Electrostatic Sprayer Hits the Spot

A vineyard sprayer that works on the premise of ‘opposites attract’ has been given the thumbs up by one of Australia’s most respected winemakers.

Article taken from Grapegrower & Winemaker Magazine, October 2012 – Issue 585

COMMONLY USED FOR table grapes in Chile and the US, the On-Target sprayer is now gaining traction in the Australian winegrape industry.

It features a spray nozzle that uses an electrical charge to create a fine mist of positively charged droplets which are attracted to the negatively charged surfaces of the plant, resulting in thorough coverage.

Brian Croser, winemaker at Tapanappa Wines, has been comparing the machine against his air blaster for the past eight years, after a prototype was made specifically for his 1.5m vineyard rows.

He says the advantage of the on-target sprayer is that it provides coverage in hard-to-reach places at small volumes.

“What attracted me to this is that it’s so targeted and doesn’t require high volumes of spray material,” said Croser, who bought the machine in 2004.

“We tested it against the air blaster using fluorescent dye and found it gave a much more thorough coverage, whereas with the air blaster, I struggled to get the spray on the backside of the bunches and the underside of the leaves.”

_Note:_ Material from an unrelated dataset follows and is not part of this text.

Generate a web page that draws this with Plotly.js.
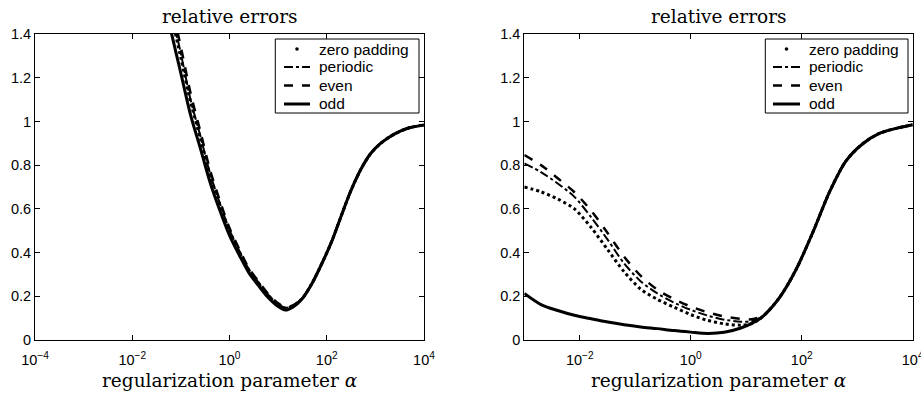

Potential for huge water savings

Australasian distributor Greg Marshall, who designed the prototype for Croser, says the On-Target sprayer is capable of savings of up to 90 per cent on water usage. “A conventional sprayer wastes more than 40 per cent of chemicals due to runoff and drift. Drops are large and they drip off the plant,” Marshall said.

“With on-target sprayers, charged particles wrap around crops like magnets, providing full coverage and reducing drift. The small droplet size and electrical attraction nearly eliminates runoff.”

As a result of increased coverage, repeat applications are reduced, leading to savings in money, diesel, labour and chemicals, making them an idea choice for growers looking for a sustainable option. They are also less noisy due to a rotary lobe blower, making them socially
acceptable.

Marshall, who has been providing demonstrations of the machine in Australia over the past season, says interest is growing and he is planning to hold more demos this month throughout Victoria and South Australia.

So how exactly does it work?

“Chemical is fed through a jet and as it leaves the jet, it is sprayed out through the nozzle where it picks up the air. As it leaves the air, it picks up an electrical charge which is positively charged.

“Because positive particles repel each other, when it hits the plant, it provides an even coating because the droplets don’t hit each other. They don’t form larger droplets that fall to the ground – they hit the plant, which is naturally earthed.”

The On-Target sprayer ranges in price according to type and size. For a single row, the machine would require about five spray nozzles per head (of which there are four), and would cost about $28,000. For sloping blocks where you can fit the machine to the back of a tractor or for the smaller vineyard (about 10ha), the cost is about $40,000 – the most popular.

Croser says the machine would be best suited to vineyards with narrow rows. The only limitation, he says, is the need to ensure nozzles are clean and still working properly because they are so fine.

“It’s not high maintenance, it’s just a task that needs to be attended to. We clean the nozzles thoroughly after every spray,” Croser said.